Aesthetics is looking past wrinkles toward biology. March congress data spotlighted collagen-stimulating biostimulators and a growing focus on menopause-related skin change, reframing injectables as part of long-term skin health.

March 2026 congress data widened the aesthetic lens in two directions: regenerative biostimulators such as poly-L-lactic acid that prompt the body to build collagen, and a growing focus on menopause-related skin change, where hormonal shifts affect skin quality. Together they frame injectables as part of long-term skin health, not just wrinkle correction.
Two related themes ran through the March congress season: regeneration and a more honest reckoning with how skin ages, including at menopause.
Both point to aesthetics broadening beyond surface lines toward underlying skin biology.

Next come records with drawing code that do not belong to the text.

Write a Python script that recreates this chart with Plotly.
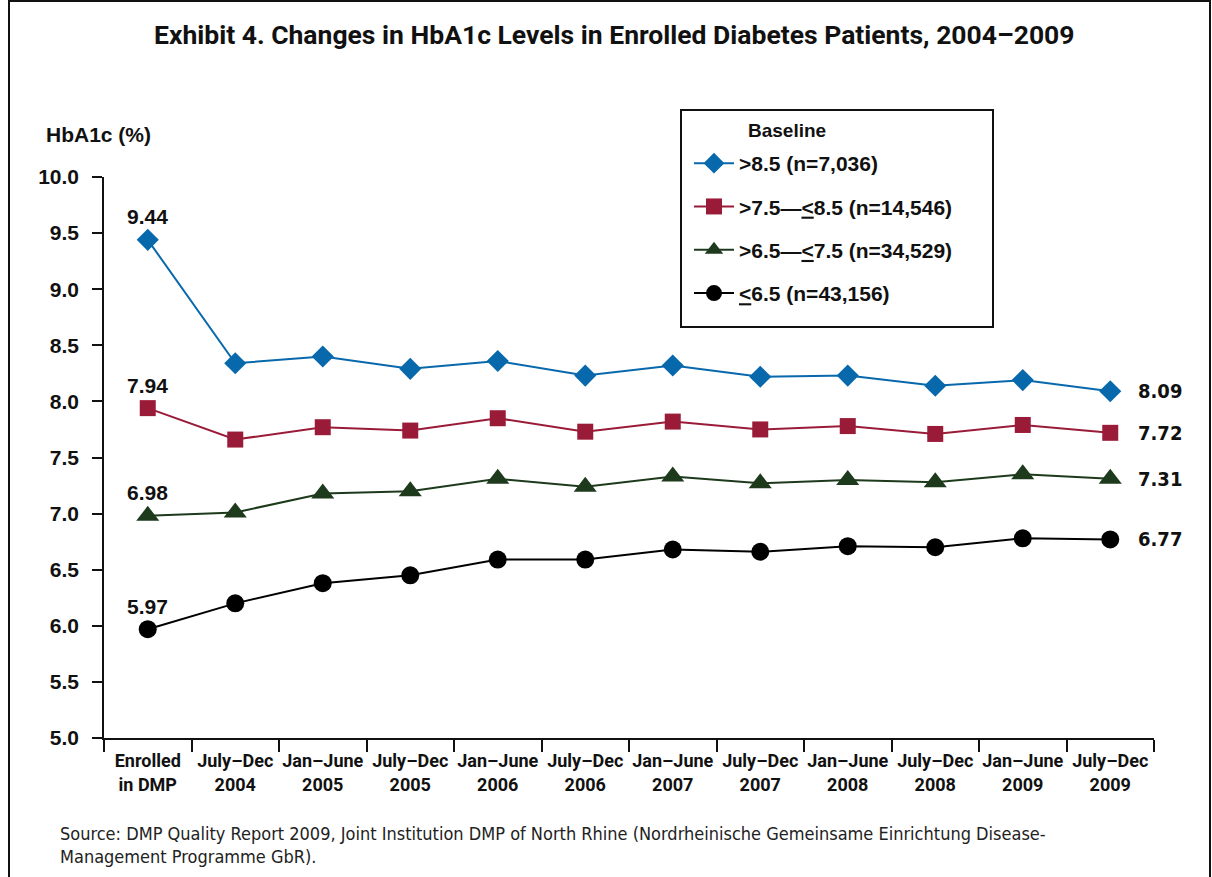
import plotly.graph_objects as go

categories = ["Enrolled<br>in DMP", "July–Dec<br>2004", "Jan–June<br>2005", "July–Dec<br>2005",
              "Jan–June<br>2006", "July–Dec<br>2006", "Jan–June<br>2007", "July–Dec<br>2007",
              "Jan–June<br>2008", "July–Dec<br>2008", "Jan–June<br>2009", "July–Dec<br>2009"]

s_high = [9.44, 8.34, 8.40, 8.29, 8.36, 8.23, 8.32, 8.22, 8.23, 8.14, 8.19, 8.09]
s_mid_high = [7.94, 7.66, 7.77, 7.74, 7.85, 7.73, 7.82, 7.75, 7.78, 7.71, 7.79, 7.72]
s_mid_low = [6.98, 7.01, 7.18, 7.20, 7.31, 7.24, 7.33, 7.27, 7.30, 7.28, 7.35, 7.31]
s_low = [5.97, 6.20, 6.38, 6.45, 6.59, 6.59, 6.68, 6.66, 6.71, 6.70, 6.78, 6.77]

names = ["&gt;8.5 (n=7,036)", "&gt;7.5—<u>&lt;</u>8.5 (n=14,546)",
         "&gt;6.5—<u>&lt;</u>7.5 (n=34,529)", "<u>&lt;</u>6.5 (n=43,156)"]
series = [s_high, s_mid_high, s_mid_low, s_low]
colors = ["#0868AC", "#9A1B38", "#1E3A1C", "#000000"]
symbols = ["diamond", "square", "triangle-up", "circle"]
sizes = [17, 16, 20, 18]

y_ticks = [5.0, 5.5, 6.0, 6.5, 7.0, 7.5, 8.0, 8.5, 9.0, 9.5, 10.0]

L, R, T, B = 104, 1154, 177, 738
W, H = 1212, 877


def px(x):
    return (x - L) / (R - L)


def py(y):
    return (B - y) / (B - T)


COND = "DejaVu Sans Condensed, DejaVu Sans, sans-serif"
ROBO = "Roboto, Liberation Sans, sans-serif"
SANS = "Liberation Sans, Arial, Helvetica, sans-serif"

fig = go.Figure()
for i, (vals, name) in enumerate(zip(series, names)):
    fig.add_trace(go.Scatter(
        x=categories, y=vals, mode="lines+markers", name=name,
        legendgroup=f"g{i}",
        line=dict(color=colors[i], width=2),
        marker=dict(symbol=symbols[i], size=sizes[i], color=colors[i],
                    line=dict(width=0)),
    ))

annotations = []
for i, vals in enumerate(series):
    annotations.append(dict(
        x=categories[0], y=vals[0], xref="x", yref="y", text=f"{vals[0]:.2f}",
        showarrow=False, yshift=23, xanchor="center", yanchor="middle",
        font=dict(family=SANS, size=21, color="#111111", weight="bold")))
    annotations.append(dict(
        x=categories[-1], y=vals[-1], xref="x", yref="y", text=f"{vals[-1]:.2f}",
        showarrow=False, xshift=26, xanchor="left", yanchor="middle",
        font=dict(family=COND, size=20, color="#111111", weight="bold")))

annotations += [
    dict(x=px(614), y=py(35), xref="paper", yref="paper", showarrow=False,
         text="Exhibit 4. Changes in HbA1c Levels in Enrolled Diabetes Patients, 2004–2009",
         xanchor="center", yanchor="middle",
         font=dict(family=ROBO, size=26.5, color="#111111", weight="bold")),
    dict(x=px(44), y=py(135), xref="paper", yref="paper", showarrow=False,
         text="HbA1c (%)", xanchor="left", yanchor="middle",
         font=dict(family=SANS, size=21, color="#111111", weight="bold")),
    dict(x=px(746), y=py(130), xref="paper", yref="paper", showarrow=False,
         text="Baseline", xanchor="left", yanchor="middle",
         font=dict(family=SANS, size=19, color="#111111", weight="bold")),
    dict(x=px(58), y=py(845), xref="paper", yref="paper", showarrow=False,
         text="Source: DMP Quality Report 2009, Joint Institution DMP of North Rhine (Nordrheinische Gemeinsame Einrichtung Disease-<br>Management Programme GbR).",
         xanchor="left", yanchor="middle", align="left",
         font=dict(family=COND, size=18, color="#222222")),
]

shapes = [
    dict(type="rect", xref="paper", yref="paper", x0=px(9), x1=px(1210), y0=py(1), y1=py(900),
         line=dict(color="#111111", width=2), fillcolor="rgba(0,0,0,0)", layer="below"),
    dict(type="rect", xref="paper", yref="paper", x0=px(681), x1=px(993), y0=py(110), y1=py(327),
         line=dict(color="#111111", width=2), fillcolor="rgba(0,0,0,0)", layer="below"),
]

fig.update_layout(
    width=W, height=H,
    margin=dict(l=L, r=W - R, t=T, b=H - B, pad=0),
    paper_bgcolor="white", plot_bgcolor="white",
    showlegend=True,
    legend=dict(x=px(689), y=py(143), xanchor="left", yanchor="top", itemwidth=40,
                bgcolor="rgba(0,0,0,0)", borderwidth=0, tracegroupgap=13,
                font=dict(family=SANS, size=21, color="#111111", weight="bold")),
    annotations=annotations, shapes=shapes,
    xaxis=dict(type="category", range=[-0.5, len(categories) - 0.5],
               showline=True, linecolor="#111111", linewidth=1.5,
               ticks="outside", tickson="boundaries", ticklen=12, tickcolor="#111111", tickwidth=1.5,
               showgrid=False, zeroline=False, tickangle=0, ticklabelstandoff=6,
               tickfont=dict(family=ROBO, size=18, color="#111111", weight="bold")),
    yaxis=dict(range=[5, 10], tickvals=y_ticks, tickformat=".1f",
               showline=True, linecolor="#111111", linewidth=1.5,
               ticks="outside", ticklen=10, tickcolor="#111111", tickwidth=1.5,
               showgrid=False, zeroline=False, ticklabelstandoff=9,
               tickfont=dict(family=SANS, size=21, color="#111111", weight="bold")),
)

fig.write_html("out.html", config={"displayModeBar": False},
               post_script="document.body.style.margin='0px';")
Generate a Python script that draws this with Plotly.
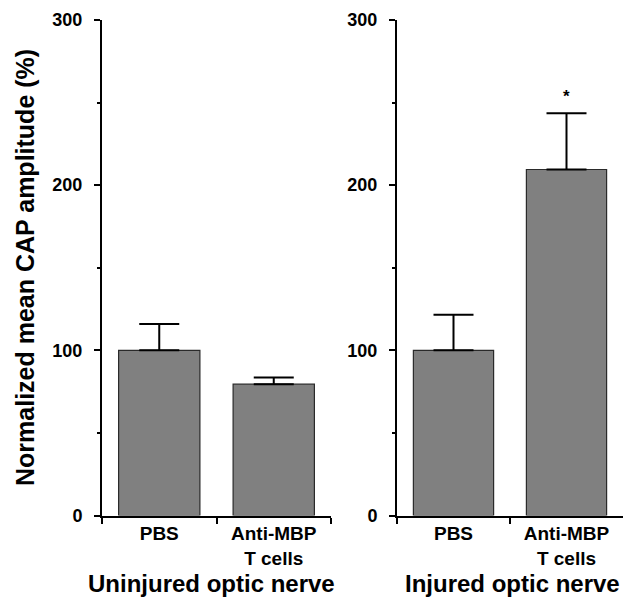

Congress posters addressed the regenerative effects of poly-L-lactic acid (PLLA), a biostimulator that stimulates the body own collagen over time, including consensus work on its use for non-facial rejuvenation. Separately, data explored the role of biostimulators and fillers in addressing menopause-related skin conditions, acknowledging that hormonal changes around menopause can accelerate collagen loss, dryness, and laxity. A multi-country survey presented earlier in the season had also examined how menopause affects the skin.
The combined message is that aesthetics is increasingly engaging with skin biology and life stages, not just static wrinkles. Regenerative approaches aim to improve skin quality and structure gradually, and menopause is being recognized as a meaningful, under-discussed driver of skin change worth addressing thoughtfully.
For consumers, this reframing is useful and humane: it treats skin change as a biological process to support rather than a flaw to erase, and it validates seeking care around menopause. But regenerative and hormone-adjacent marketing also invites overreach. Biostimulators build results gradually and require experienced injectors, and skin care around menopause is best handled with realistic expectations and, where relevant, coordination with broader medical care.
Watch for more rigorous data on biostimulators for specific areas and populations, and for menopause-focused aesthetic care becoming a clearer category rather than a marketing label. For patients, the grounding questions are what evidence supports a regenerative treatment for their goal, how many sessions it requires, and whether menopause-related skin concerns might also warrant input from their broader healthcare team alongside aesthetic options.